In EU alone total length of overhead electricity lines reaches staggering 5.3 million km. That is more than 5 million km of potential fail points, that need to be inspected and maintained in order to ensure the reliability of electricity supply. Currently, these inspections are carried out by helicopters or walking inspection crews. However, both of these practices carry significant drawbacks.
Walking inspector crews are very slow (can cover 7-10 km per day). We estimate in EU these inspections require 3.1 million man-hours each year. Also, these inspections are not accurate – the inspector is visually inspecting electricity grid from the ground, hence some defects are difficult or even impossible to spot. Furthermore, this type of inspection is focused on reactive maintenance – identifying faults that are already there, instead of preventing faults from happening in the first place.

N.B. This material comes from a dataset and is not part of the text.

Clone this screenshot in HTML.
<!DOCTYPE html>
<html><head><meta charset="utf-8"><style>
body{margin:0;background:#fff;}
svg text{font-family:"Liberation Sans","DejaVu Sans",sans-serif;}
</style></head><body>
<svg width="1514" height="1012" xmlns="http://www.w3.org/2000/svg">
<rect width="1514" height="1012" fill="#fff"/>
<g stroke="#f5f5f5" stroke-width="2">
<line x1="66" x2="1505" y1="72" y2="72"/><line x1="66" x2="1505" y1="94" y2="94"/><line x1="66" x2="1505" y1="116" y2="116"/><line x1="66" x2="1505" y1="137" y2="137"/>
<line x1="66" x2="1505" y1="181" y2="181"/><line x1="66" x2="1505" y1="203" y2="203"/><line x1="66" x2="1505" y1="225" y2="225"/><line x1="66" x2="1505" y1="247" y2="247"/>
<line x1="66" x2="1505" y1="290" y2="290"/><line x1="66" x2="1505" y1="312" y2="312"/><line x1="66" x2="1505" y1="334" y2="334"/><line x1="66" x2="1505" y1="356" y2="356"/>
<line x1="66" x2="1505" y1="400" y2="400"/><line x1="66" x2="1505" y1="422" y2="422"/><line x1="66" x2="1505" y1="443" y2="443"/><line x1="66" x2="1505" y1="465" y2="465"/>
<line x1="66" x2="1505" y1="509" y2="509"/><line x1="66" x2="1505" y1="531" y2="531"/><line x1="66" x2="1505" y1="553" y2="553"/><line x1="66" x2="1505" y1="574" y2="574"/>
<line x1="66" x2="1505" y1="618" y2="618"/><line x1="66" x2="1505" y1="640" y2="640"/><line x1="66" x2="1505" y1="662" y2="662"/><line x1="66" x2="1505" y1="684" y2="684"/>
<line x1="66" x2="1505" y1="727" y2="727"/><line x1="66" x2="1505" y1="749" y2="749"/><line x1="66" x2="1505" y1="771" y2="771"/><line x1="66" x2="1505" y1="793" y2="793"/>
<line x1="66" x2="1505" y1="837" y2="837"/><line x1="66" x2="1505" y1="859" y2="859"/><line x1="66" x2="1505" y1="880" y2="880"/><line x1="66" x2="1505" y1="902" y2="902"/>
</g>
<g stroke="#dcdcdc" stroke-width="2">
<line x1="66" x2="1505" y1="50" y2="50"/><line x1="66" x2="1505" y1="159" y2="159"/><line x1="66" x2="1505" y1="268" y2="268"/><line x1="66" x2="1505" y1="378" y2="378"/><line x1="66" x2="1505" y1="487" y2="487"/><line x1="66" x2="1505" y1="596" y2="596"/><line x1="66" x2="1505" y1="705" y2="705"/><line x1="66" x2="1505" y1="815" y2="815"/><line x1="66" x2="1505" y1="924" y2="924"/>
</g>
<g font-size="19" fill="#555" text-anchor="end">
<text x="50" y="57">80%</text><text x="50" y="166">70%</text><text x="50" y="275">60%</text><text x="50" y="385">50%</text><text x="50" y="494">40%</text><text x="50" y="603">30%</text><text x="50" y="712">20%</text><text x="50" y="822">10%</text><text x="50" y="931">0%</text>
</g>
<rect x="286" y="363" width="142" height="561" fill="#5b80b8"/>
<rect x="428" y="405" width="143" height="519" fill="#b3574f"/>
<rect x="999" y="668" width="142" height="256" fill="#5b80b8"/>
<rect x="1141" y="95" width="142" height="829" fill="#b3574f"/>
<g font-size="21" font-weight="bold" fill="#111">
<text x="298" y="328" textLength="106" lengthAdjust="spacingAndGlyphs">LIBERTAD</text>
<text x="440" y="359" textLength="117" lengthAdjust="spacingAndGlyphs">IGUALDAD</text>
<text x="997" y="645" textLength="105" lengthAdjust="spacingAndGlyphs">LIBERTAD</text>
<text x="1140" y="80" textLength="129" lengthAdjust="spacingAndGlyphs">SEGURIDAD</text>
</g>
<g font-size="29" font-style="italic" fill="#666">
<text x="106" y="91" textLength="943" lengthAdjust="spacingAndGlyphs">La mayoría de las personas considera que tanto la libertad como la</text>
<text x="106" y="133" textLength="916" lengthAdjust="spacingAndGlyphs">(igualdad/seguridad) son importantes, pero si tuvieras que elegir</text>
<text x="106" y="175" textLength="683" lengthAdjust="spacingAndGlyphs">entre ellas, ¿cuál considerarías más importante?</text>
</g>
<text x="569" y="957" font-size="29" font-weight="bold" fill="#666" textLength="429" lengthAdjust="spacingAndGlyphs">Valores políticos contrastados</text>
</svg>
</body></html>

Research shows that 64% of the outages are weather related or caused by faults in electricity grid elements, which could have been prevented by proactive maintenance practices.

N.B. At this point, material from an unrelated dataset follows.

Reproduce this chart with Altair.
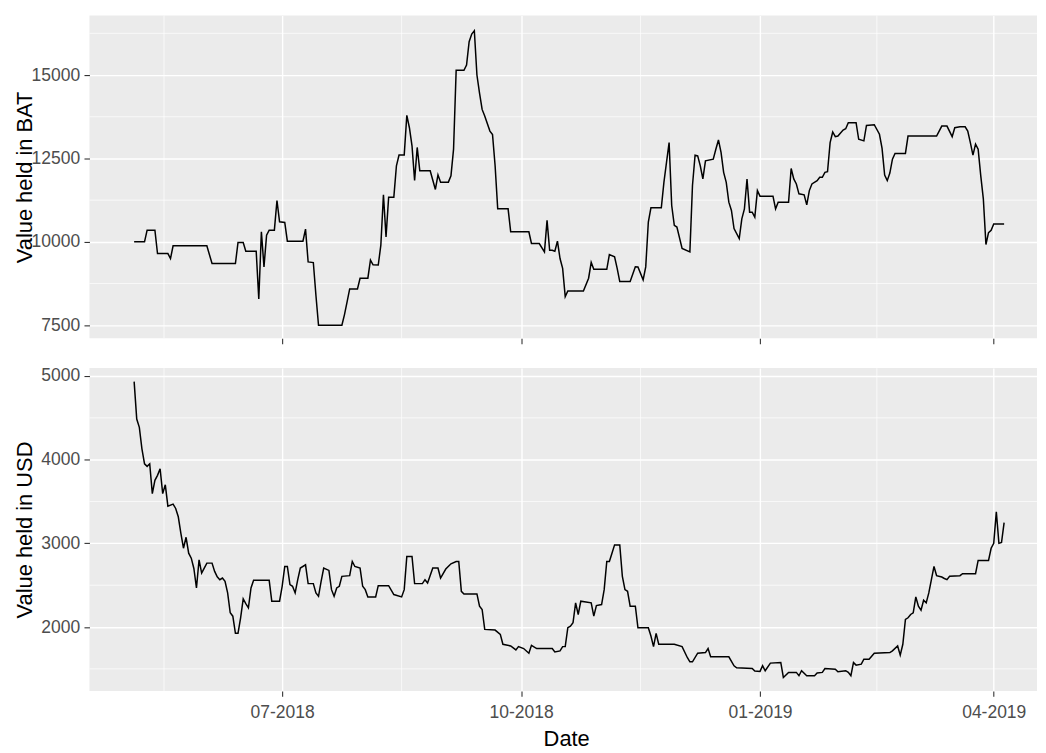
import altair as alt
import pandas as pd

START = "2018-05-05"

bat_day = [0, 4, 5, 8, 9, 13, 14, 15, 28, 30, 39, 40, 42, 43, 47, 48, 49, 50, 51, 52,
           54, 55, 56, 58, 59, 65, 66, 67, 69, 70, 71, 80, 81, 82, 83, 86, 87, 90, 91, 92,
           94, 95, 96, 97, 98, 100, 101, 102, 104, 105, 106, 107, 108, 109, 110, 114, 116, 117, 118, 121,
           122, 123, 124, 127, 128, 129, 130, 131, 132, 133, 134, 135, 137, 138, 139, 140, 144, 145, 152, 153,
           156, 158, 159, 160, 161, 162, 163, 164, 165, 166, 167, 173, 175, 176, 177, 182, 183, 185, 186, 187,
           191, 193, 194, 196, 197, 198, 199, 203, 204, 205, 206, 207, 208, 209, 211, 214, 215, 216, 217, 218,
           219, 220, 223, 224, 225, 226, 227, 228, 229, 230, 231, 233, 234, 235, 236, 237, 238, 239, 240, 241,
           246, 247, 248, 252, 253, 254, 255, 256, 258, 259, 260, 261, 263, 264, 265, 266, 267, 268, 269, 270,
           271, 273, 274, 275, 278, 279, 281, 282, 285, 287, 288, 289, 290, 291, 292, 293, 297, 298, 309, 311,
           313, 315, 316, 318, 320, 321, 322, 323, 324, 325, 326, 327, 328, 329, 330, 331, 335]
bat_value = [10000, 10000, 10350, 10350, 9650, 9650, 9500, 9880, 9880, 9350, 9350, 9980, 9980, 9720, 9720, 8290, 10300, 9250, 10200, 10350,
             10350, 11240, 10600, 10580, 10020, 10020, 10380, 9400, 9380, 8400, 7500, 7500, 7820, 8200, 8590, 8590, 8910, 8910, 9455, 9310,
             9305, 9900, 11410, 10150, 11340, 11340, 12280, 12600, 12600, 13790, 13420, 12880, 11840, 12830, 12130, 12130, 11570, 12010, 11790, 11790,
             11980, 12780, 15140, 15140, 15300, 16000, 16230, 16330, 15000, 14460, 13970, 13770, 13320, 13220, 12280, 10990, 10990, 10300, 10300, 9950,
             9950, 9700, 10645, 9750, 9750, 9720, 10020, 9500, 9205, 8360, 8530, 8530, 8910, 9385, 9176, 9176, 9620, 9550, 9205, 8810,
             8810, 9256, 9250, 8860, 9250, 10595, 11020, 11020, 11785, 12380, 12975, 11090, 10495, 10445, 9800, 9700, 11690, 12600, 12580, 12280,
             11885, 12430, 12480, 12777, 13055, 12680, 12083, 11785, 11190, 10940, 10400, 10100, 10690, 10990, 11885, 10890, 10890, 10740, 11537, 11370,
             11370, 10990, 11190, 11190, 12200, 11885, 11736, 11440, 11410, 11110, 11537, 11736, 11835, 11934, 11934, 12083, 12103, 12975, 13293, 13154,
             13170, 13352, 13392, 13570, 13570, 13075, 13026, 13490, 13510, 13225, 12800, 12000, 11835, 12063, 12480, 12650, 12650, 13170, 13170, 13470,
             13470, 13154, 13420, 13450, 13450, 13323, 12975, 12600, 12930, 12777, 11984, 11290, 9920, 10277, 10347, 10535, 10535]

usd_day = [0, 1, 2, 3, 4, 5, 6, 7, 8, 9, 10, 11, 12, 13, 15, 16, 17, 18, 19, 20,
           21, 22, 23, 24, 25, 26, 27, 28, 30, 31, 32, 33, 34, 35, 36, 37, 38, 39, 40, 41,
           42, 43, 44, 45, 46, 52, 53, 56, 57, 58, 59, 60, 61, 62, 63, 64, 66, 67, 69, 70,
           71, 72, 73, 75, 76, 77, 78, 79, 80, 83, 84, 85, 87, 88, 89, 90, 93, 94, 98, 100,
           103, 104, 105, 107, 108, 111, 112, 113, 115, 117, 118, 120, 122, 124, 125, 126, 127, 132, 133, 134,
           135, 139, 141, 142, 145, 147, 148, 150, 152, 153, 155, 161, 162, 164, 165, 166, 167, 168, 169, 170,
           171, 172, 176, 177, 178, 180, 181, 182, 183, 184, 185, 187, 188, 189, 190, 191, 193, 194, 198, 199,
           200, 201, 202, 208, 211, 213, 214, 215, 217, 220, 221, 222, 229, 231, 232, 238, 239, 241, 242, 243,
           245, 249, 250, 252, 255, 256, 257, 259, 262, 263, 265, 266, 270, 271, 274, 275, 276, 277, 278, 280,
           281, 283, 285, 291, 292, 294, 295, 296, 297, 298, 299, 300, 301, 302, 303, 304, 305, 306, 307, 308,
           309, 311, 312, 313, 314, 318, 319, 324, 325, 329, 330, 331, 332, 333, 334, 335]
usd_value = [4933, 4486, 4387, 4130, 3951, 3920, 3951, 3595, 3753, 3813, 3892, 3595, 3700, 3445, 3469, 3417, 3318, 3120, 2942, 3073,
             2883, 2823, 2700, 2467, 2803, 2645, 2705, 2764, 2764, 2665, 2600, 2566, 2586, 2546, 2408, 2170, 2130, 1925, 1925, 2110,
             2336, 2280, 2230, 2467, 2558, 2558, 2309, 2309, 2487, 2724, 2724, 2507, 2487, 2408, 2566, 2705, 2744, 2519, 2519, 2408,
             2368, 2546, 2705, 2677, 2447, 2368, 2467, 2487, 2606, 2614, 2784, 2724, 2705, 2487, 2447, 2360, 2360, 2495, 2495, 2388,
             2360, 2447, 2843, 2843, 2519, 2519, 2566, 2526, 2705, 2705, 2586, 2693, 2756, 2784, 2784, 2427, 2396, 2396, 2249, 2210,
             1972, 1964, 1913, 1794, 1774, 1727, 1766, 1743, 1687, 1782, 1743, 1743, 1703, 1715, 1766, 1766, 1992, 2010, 2051, 2289,
             2150, 2309, 2289, 2130, 2257, 2269, 2447, 2784, 2784, 2883, 2982, 2982, 2606, 2447, 2427, 2249, 2249, 1992, 1992, 1893,
             1766, 1925, 1794, 1794, 1766, 1636, 1584, 1584, 1687, 1695, 1743, 1644, 1644, 1537, 1513, 1505, 1474, 1470, 1537, 1478,
             1569, 1577, 1398, 1458, 1458, 1418, 1478, 1418, 1418, 1450, 1458, 1505, 1497, 1466, 1478, 1458, 1418, 1577, 1545, 1557,
             1616, 1616, 1687, 1695, 1715, 1774, 1664, 1794, 2091, 2111, 2150, 2170, 2360, 2249, 2202, 2321, 2289, 2408, 2566, 2724,
             2614, 2598, 2580, 2566, 2606, 2614, 2637, 2637, 2796, 2796, 2942, 3001, 3377, 3000, 3010, 3247]

x_major = [(2018, 7, 1), (2018, 10, 1), (2019, 1, 1), (2019, 4, 1)]
x_minor = ["2018-05-16T12:00", "2018-08-16T00:00", "2018-11-16T00:00", "2019-02-15T00:00"]
bat_major = [7500, 10000, 12500, 15000]
bat_minor = [8750, 11250, 13750, 16250]
usd_major = [2000, 3000, 4000, 5000]
usd_minor = [1500, 2500, 3500, 4500]

x_domain = [alt.DateTime(year=2018, month=4, date=17, hours=19),
            alt.DateTime(year=2019, month=4, date=17, hours=16)]
bat_domain = [7110, 16785]
usd_domain = [1237, 5095]

W, H = 954, 325
FONT = "Liberation Sans"


def to_dates(days):
    ts = pd.Timestamp(START) + pd.to_timedelta(days, unit="D")
    return [t.strftime("%Y-%m-%dT%H:%M") for t in ts]


def panel(days, values, y_major, y_minor, y_domain, y_title, show_x_labels):
    line_df = pd.DataFrame({"date": to_dates(days), "value": values, "idx": range(len(values))})
    xminor_df = pd.DataFrame({"date": x_minor})
    yminor_df = pd.DataFrame({"value": y_minor})

    x_axis = alt.Axis(
        values=[alt.DateTime(year=y, month=m, date=d) for (y, m, d) in x_major],
        format="%m-%Y",
        labels=show_x_labels,
        labelPadding=7.4,
        title="Date" if show_x_labels else None,
        titleX=480,
        titleBaseline="top",
        titlePadding=7.7,
    )
    X = alt.X("date:T", scale=alt.Scale(domain=x_domain), axis=x_axis)
    y_axis = alt.Axis(
        values=y_major,
        format="d",
        title=y_title,
        titleX=-58,
        titleY=H / 2,
        titleAngle=270,
        titleBaseline="alphabetic",
        titleAlign="center",
    )
    Y = alt.Y("value:Q", scale=alt.Scale(domain=y_domain, nice=False, zero=False), axis=y_axis)

    vminor = alt.Chart(xminor_df).mark_rule(color="white", strokeWidth=0.7).encode(x=X)
    hminor = alt.Chart(yminor_df).mark_rule(color="white", strokeWidth=0.7).encode(y=Y)
    line = alt.Chart(line_df).mark_line(color="black", strokeWidth=1.5).encode(
        x=X, y=Y, order="idx:Q"
    )
    return alt.layer(vminor, hminor, line).properties(width=W, height=H)


top = panel(bat_day, bat_value, bat_major, bat_minor, bat_domain, "Value held in BAT", False)
bottom = panel(usd_day, usd_value, usd_major, usd_minor, usd_domain, "Value held in USD", True)

chart = alt.vconcat(top, bottom, spacing=30, bounds="flush").properties(
    padding={"left": 6, "top": 4, "right": 0, "bottom": 0}
).configure_view(
    fill="#EBEBEB", strokeWidth=0
).configure_axis(
    grid=True,
    gridColor="white",
    gridWidth=1.4,
    domain=False,
    tickColor="#333333",
    tickSize=5.5,
    tickWidth=1.1,
    labelFont=FONT,
    labelFontSize=17.6,
    labelColor="#4D4D4D",
    labelPadding=4.4,
    titleFont=FONT,
    titleFontSize=22,
    titleFontWeight="normal",
    titleColor="black",
)

chart.save("out.html", embed_options={"renderer": "svg", "actions": False})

Meanwhile helicopters can be equipped with advanced sensors (like LiDAR, thermal or high-resolution photo cameras), but are very expensive, carry high risk of loss of life (in case of flying into the electricity lines, survival rate is very low), the data quality suffers due to strong vibrations, while the engine consumes fuel at 60 l/h.

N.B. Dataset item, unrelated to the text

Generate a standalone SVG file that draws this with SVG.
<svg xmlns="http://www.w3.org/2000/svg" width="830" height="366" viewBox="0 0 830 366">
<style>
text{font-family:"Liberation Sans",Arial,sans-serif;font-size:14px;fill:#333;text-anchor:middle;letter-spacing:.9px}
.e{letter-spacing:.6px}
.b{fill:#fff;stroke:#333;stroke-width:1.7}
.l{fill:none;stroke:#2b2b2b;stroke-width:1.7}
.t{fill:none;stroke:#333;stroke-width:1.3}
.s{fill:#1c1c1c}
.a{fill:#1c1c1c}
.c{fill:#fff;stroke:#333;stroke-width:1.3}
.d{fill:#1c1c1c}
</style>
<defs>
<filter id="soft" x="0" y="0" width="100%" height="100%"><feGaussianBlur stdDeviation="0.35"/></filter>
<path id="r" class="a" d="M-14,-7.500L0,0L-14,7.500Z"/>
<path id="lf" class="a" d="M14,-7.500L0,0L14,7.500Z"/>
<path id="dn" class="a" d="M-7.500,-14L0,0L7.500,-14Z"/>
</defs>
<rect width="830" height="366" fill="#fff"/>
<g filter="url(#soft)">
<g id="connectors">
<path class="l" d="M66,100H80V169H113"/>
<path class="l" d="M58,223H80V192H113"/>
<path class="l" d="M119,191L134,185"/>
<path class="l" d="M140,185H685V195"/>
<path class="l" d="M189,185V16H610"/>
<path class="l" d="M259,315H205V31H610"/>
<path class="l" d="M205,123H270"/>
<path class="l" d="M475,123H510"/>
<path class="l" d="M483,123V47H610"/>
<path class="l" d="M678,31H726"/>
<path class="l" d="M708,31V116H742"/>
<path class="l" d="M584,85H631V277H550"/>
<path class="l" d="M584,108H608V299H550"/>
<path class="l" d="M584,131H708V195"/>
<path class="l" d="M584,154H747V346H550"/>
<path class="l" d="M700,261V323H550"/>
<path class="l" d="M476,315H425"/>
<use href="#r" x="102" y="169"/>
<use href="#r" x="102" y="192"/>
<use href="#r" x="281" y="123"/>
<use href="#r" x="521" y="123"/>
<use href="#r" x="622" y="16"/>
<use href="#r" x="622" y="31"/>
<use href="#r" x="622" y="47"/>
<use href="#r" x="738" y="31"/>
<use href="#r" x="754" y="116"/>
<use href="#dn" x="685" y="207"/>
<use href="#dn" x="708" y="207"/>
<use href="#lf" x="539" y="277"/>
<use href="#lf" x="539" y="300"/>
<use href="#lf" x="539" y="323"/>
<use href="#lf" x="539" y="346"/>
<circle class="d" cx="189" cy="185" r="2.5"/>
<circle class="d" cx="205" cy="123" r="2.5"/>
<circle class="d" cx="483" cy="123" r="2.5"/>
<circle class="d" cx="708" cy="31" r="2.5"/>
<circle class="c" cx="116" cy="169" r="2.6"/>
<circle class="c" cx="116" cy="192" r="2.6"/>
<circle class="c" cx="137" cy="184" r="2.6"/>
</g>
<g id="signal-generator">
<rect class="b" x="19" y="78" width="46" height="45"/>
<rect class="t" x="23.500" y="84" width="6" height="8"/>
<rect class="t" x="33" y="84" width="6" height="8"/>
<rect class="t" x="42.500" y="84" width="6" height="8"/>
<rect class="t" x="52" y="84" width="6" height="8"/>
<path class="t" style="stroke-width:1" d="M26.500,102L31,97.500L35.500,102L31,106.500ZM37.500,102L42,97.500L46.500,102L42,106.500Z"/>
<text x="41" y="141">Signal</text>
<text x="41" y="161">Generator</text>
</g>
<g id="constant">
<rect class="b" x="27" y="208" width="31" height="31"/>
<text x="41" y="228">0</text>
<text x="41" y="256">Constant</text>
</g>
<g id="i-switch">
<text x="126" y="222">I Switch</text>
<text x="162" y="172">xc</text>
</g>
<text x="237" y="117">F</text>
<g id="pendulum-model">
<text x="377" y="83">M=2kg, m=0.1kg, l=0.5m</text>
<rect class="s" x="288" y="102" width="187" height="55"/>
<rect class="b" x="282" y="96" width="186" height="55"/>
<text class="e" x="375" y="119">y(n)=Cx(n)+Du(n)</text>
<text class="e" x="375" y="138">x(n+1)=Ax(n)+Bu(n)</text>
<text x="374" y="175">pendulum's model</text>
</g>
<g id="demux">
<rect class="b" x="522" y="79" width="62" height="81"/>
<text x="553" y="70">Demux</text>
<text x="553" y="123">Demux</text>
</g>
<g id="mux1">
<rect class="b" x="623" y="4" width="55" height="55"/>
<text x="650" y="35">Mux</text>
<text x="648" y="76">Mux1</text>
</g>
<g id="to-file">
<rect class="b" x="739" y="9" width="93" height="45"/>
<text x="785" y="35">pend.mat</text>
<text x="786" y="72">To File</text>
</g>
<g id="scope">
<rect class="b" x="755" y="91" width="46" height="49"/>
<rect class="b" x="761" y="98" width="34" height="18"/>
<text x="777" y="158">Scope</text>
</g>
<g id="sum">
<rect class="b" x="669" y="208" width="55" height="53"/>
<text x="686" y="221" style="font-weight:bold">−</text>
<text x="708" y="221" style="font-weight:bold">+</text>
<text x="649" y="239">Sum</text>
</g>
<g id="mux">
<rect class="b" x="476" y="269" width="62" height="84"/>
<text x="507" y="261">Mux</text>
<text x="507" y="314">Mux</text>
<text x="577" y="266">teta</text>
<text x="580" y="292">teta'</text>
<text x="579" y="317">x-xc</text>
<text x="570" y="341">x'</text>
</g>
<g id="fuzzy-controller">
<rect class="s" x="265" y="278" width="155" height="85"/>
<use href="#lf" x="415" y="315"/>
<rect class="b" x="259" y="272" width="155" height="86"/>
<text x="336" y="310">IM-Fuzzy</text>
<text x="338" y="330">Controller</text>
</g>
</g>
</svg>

Despite all of this environmental damage, time and money put into ensuring reliability of the grid, the outages are still prevalent across EU. For example, in 2016 there were more than 10 thousand forced electricity outages in EU transmission grid alone. We estimate that power outages in EU result in around 7,2-9.3 billion euros in economic damages per year.
The societal challenge – reducing vast economic losses due to electricity supply interruptions, while simultaneously reducing inspection cost and environmental impact.
Our proposed solution – substituting helicopters and walking crews with our new generation unmanned aerial vehicles (UAVs) equipped with LiDAR , RGB, multispectral and thermal cameras, combined with artificial intelligence (AI) and machine learning (ML) powered analytics, that can quickly and accurately identify defects and faults in electricity grid elements.